= Alba Rojo Cama =

Mexican sculptor

Alba Teresa Rojo Cama (28 April 1961 – 16 August 2016) was a Mexican sculptor known for her geometric artworks.

==Life==
Rojo was born on 28 April 1961 in Mexico City. She was the daughter of artist Vicente Rojo Almazán (1932–2021) and his wife, editor Alba Cama de Rojo (1937–2003), both of whom were originally from Barcelona and became refugees in Mexico from the Spanish Civil War. After high school at Colegio Madrid in Mexico City, she studied mathematics at the National Autonomous University of Mexico from 1981 to 1986, and then worked for the university as a science communicator, before devoting herself to sculpture in the late 1980s.

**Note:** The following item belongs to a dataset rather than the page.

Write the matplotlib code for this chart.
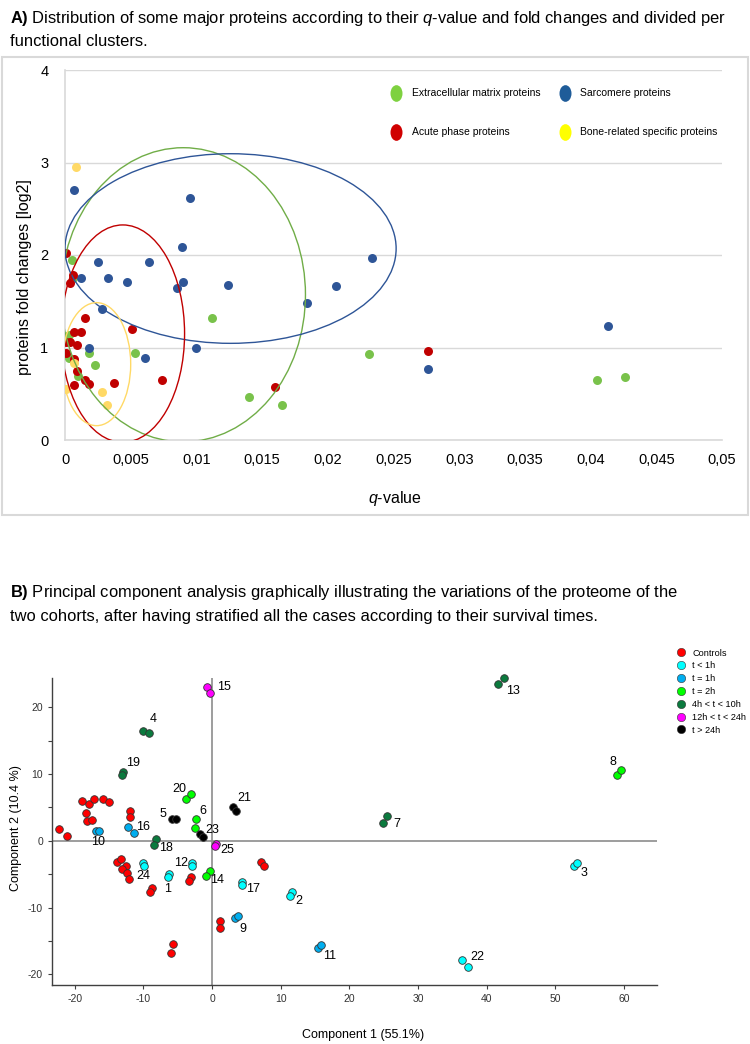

She died on 16 August 2016 after a three-year battle with cancer.

==Works==
Her works included
- Obelisco rojo (2000), a 3-meter-tall red metal spire installed at the Autonomous University of Coahuila,
- Dialogue de bancas (2006), a bench included as part of a joint public art exhibit on Paseo de la Reforma in Mexico City,
- Cajas y almejas (2010), a collection of 37 separate sculptures variously made from wood, metal, and cardboard, and
- Ventana (2013), a collection of windows paned with laser-cut paper,
as well as a 2016 calendar combining photos of her artworks with mathematical challenges.